> PROBLEM TO SOLVE:
Restate the listing that follows word for word, without its pictures.

> RECORDED DATA:
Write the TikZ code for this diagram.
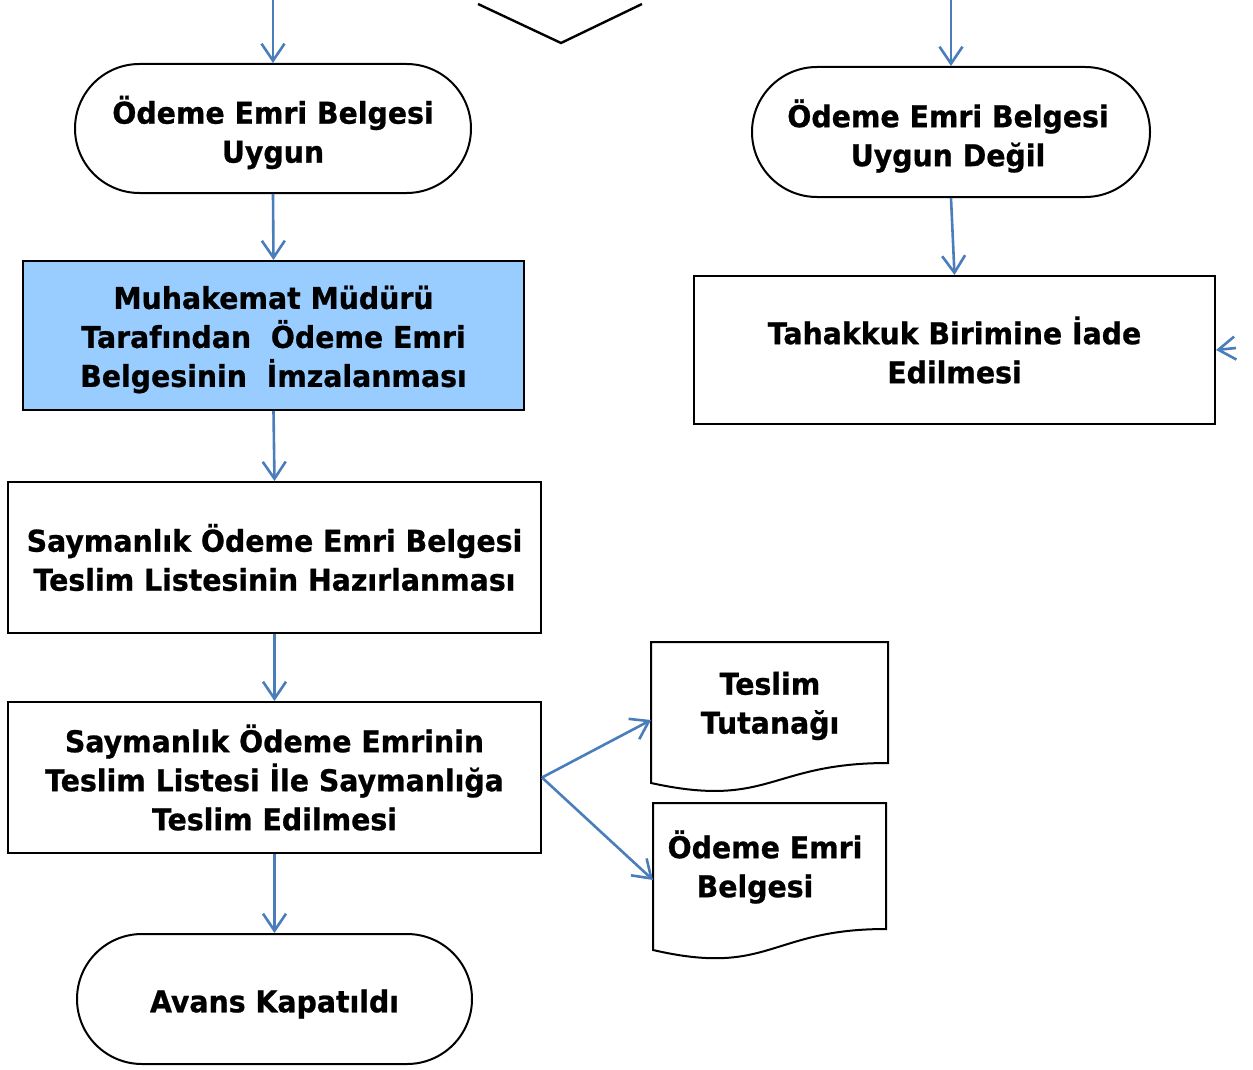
\documentclass[tikz,border=0pt]{standalone}
\usepackage{fontspec}
\setmainfont[FakeStretch=0.945,BoldFeatures={FakeBold=0.8}]{DejaVu Sans}
\usetikzlibrary{shapes.misc,arrows.meta}
\definecolor{arr}{RGB}{74,126,187}
\definecolor{fillb}{RGB}{153,204,255}
\begin{document}
\begin{tikzpicture}[x=0.5pt,y=-0.5pt,
  every node/.style={font=\bfseries\fontsize{15}{19.5}\selectfont, align=center, inner sep=0pt},
  term/.style={draw, line width=1pt, rounded rectangle},
  proc/.style={draw, line width=1pt, rectangle},
  docframe/.style={draw, line width=1pt},
  conn/.style={draw=arr, line width=1.3pt, -{Straight Barb[length=8.5pt,width=11.5pt]}},
  ]
\useasboundingbox (0,0) rectangle (1253,1070);

% left column
\node[term, minimum width=198pt, minimum height=64.5pt] (t1) at (273,128.5) {};
\node (t1text) at ([yshift=-2pt]t1.center) {Ödeme Emri Belgesi\\Uygun};
\node[proc, fill=fillb, minimum width=250.5pt, minimum height=74.5pt] (p1) at (273.5,335.5) {};
\node (p1text) at ([yshift=-2pt]p1.center) {Muhakemat Müdürü\\Tarafından\ \ Ödeme Emri\\Belgesinin\ \ İmzalanması};
\node[proc, minimum width=266.5pt, minimum height=75.5pt] (p2) at (274.5,557.5) {Saymanlık Ödeme Emri Belgesi\\Teslim Listesinin Hazırlanması};
\node[proc, minimum width=266.5pt, minimum height=75.5pt] (p3) at (274.5,777.5) {Saymanlık Ödeme Emrinin\\Teslim Listesi İle Saymanlığa\\Teslim Edilmesi};
\node[term, minimum width=197.5pt, minimum height=65pt] (t2) at (274.5,999) {};
\node (t2text) at ([yshift=-2.5pt]t2.center) {Avans Kapatıldı};

% right column
\node[term, minimum width=199pt, minimum height=65pt] (t3) at (951,132) {};
\node (t3text) at ([xshift=-1.5pt,yshift=-2pt]t3.center) {Ödeme Emri Belgesi\\Uygun Değil};
\node[proc, minimum width=260.5pt, minimum height=74pt] (p4) at (954.5,350) {Tahakkuk Birimine İade\\Edilmesi};

% partial diamond at top
\draw[line width=1.2pt] (478,4) -- (561,43) -- (642,4);

% documents
\draw[docframe] (651,642) -- (888,642) -- (888,763) .. controls (769.5,763) and (769.5,809) .. (651,783) -- cycle;
\node (d1) at (770,706) {Teslim\\Tutanağı};
\draw[docframe] (653,803) -- (886,803) -- (886,929) .. controls (769.5,929) and (769.5,977) .. (653,950) -- cycle;
\node (d2) at (765,867) {Ödeme Emri\\Belgesi\hspace*{10pt}};
\coordinate (d1in) at (651,720);
\coordinate (d2in) at (653,880);

% connectors
\coordinate (inL) at (273,0);
\coordinate (inR) at (951,0);
\coordinate (inE) at (1236,348);
\draw[conn] (inL) -- (t1.north);
\draw[conn] (t1.south) -- (p1.north);
\draw[conn] (p1.south) -- (p2.north);
\draw[conn] (p2.south) -- (p3.north);
\draw[conn] (p3.south) -- (t2.north);
\draw[conn] (inR) -- (t3.north);
\draw[conn] (t3.south) -- (p4.north);
\draw[conn] (inE) -- (p4.east);
\draw[conn] (p3.east) -- (d1in);
\draw[conn] (p3.east) -- (d2in);
\end{tikzpicture}
\end{document}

> FINISHED ANSWER:
Write the TikZ code for this diagram.
\documentclass[tikz,border=0pt]{standalone}
\usepackage{fontspec}
\setmainfont[FakeStretch=0.945,BoldFeatures={FakeBold=0.8}]{DejaVu Sans}
\usetikzlibrary{shapes.misc,arrows.meta}
\definecolor{arr}{RGB}{74,126,187}
\definecolor{fillb}{RGB}{153,204,255}
\begin{document}
\begin{tikzpicture}[x=0.5pt,y=-0.5pt,
  every node/.style={font=\bfseries\fontsize{15}{19.5}\selectfont, align=center, inner sep=0pt},
  term/.style={draw, line width=1pt, rounded rectangle},
  proc/.style={draw, line width=1pt, rectangle},
  docframe/.style={draw, line width=1pt},
  conn/.style={draw=arr, line width=1.3pt, -{Straight Barb[length=8.5pt,width=11.5pt]}},
  ]
\useasboundingbox (0,0) rectangle (1253,1070);

% left column
\node[term, minimum width=198pt, minimum height=64.5pt] (t1) at (273,128.5) {};
\node (t1text) at ([yshift=-2pt]t1.center) {Ödeme Emri Belgesi\\Uygun};
\node[proc, fill=fillb, minimum width=250.5pt, minimum height=74.5pt] (p1) at (273.5,335.5) {};
\node (p1text) at ([yshift=-2pt]p1.center) {Muhakemat Müdürü\\Tarafından\ \ Ödeme Emri\\Belgesinin\ \ İmzalanması};
\node[proc, minimum width=266.5pt, minimum height=75.5pt] (p2) at (274.5,557.5) {Saymanlık Ödeme Emri Belgesi\\Teslim Listesinin Hazırlanması};
\node[proc, minimum width=266.5pt, minimum height=75.5pt] (p3) at (274.5,777.5) {Saymanlık Ödeme Emrinin\\Teslim Listesi İle Saymanlığa\\Teslim Edilmesi};
\node[term, minimum width=197.5pt, minimum height=65pt] (t2) at (274.5,999) {};
\node (t2text) at ([yshift=-2.5pt]t2.center) {Avans Kapatıldı};

% right column
\node[term, minimum width=199pt, minimum height=65pt] (t3) at (951,132) {};
\node (t3text) at ([xshift=-1.5pt,yshift=-2pt]t3.center) {Ödeme Emri Belgesi\\Uygun Değil};
\node[proc, minimum width=260.5pt, minimum height=74pt] (p4) at (954.5,350) {Tahakkuk Birimine İade\\Edilmesi};

% partial diamond at top
\draw[line width=1.2pt] (478,4) -- (561,43) -- (642,4);

% documents
\draw[docframe] (651,642) -- (888,642) -- (888,763) .. controls (769.5,763) and (769.5,809) .. (651,783) -- cycle;
\node (d1) at (770,706) {Teslim\\Tutanağı};
\draw[docframe] (653,803) -- (886,803) -- (886,929) .. controls (769.5,929) and (769.5,977) .. (653,950) -- cycle;
\node (d2) at (765,867) {Ödeme Emri\\Belgesi\hspace*{10pt}};
\coordinate (d1in) at (651,720);
\coordinate (d2in) at (653,880);

% connectors
\coordinate (inL) at (273,0);
\coordinate (inR) at (951,0);
\coordinate (inE) at (1236,348);
\draw[conn] (inL) -- (t1.north);
\draw[conn] (t1.south) -- (p1.north);
\draw[conn] (p1.south) -- (p2.north);
\draw[conn] (p2.south) -- (p3.north);
\draw[conn] (p3.south) -- (t2.north);
\draw[conn] (inR) -- (t3.north);
\draw[conn] (t3.south) -- (p4.north);
\draw[conn] (inE) -- (p4.east);
\draw[conn] (p3.east) -- (d1in);
\draw[conn] (p3.east) -- (d2in);
\end{tikzpicture}
\end{document}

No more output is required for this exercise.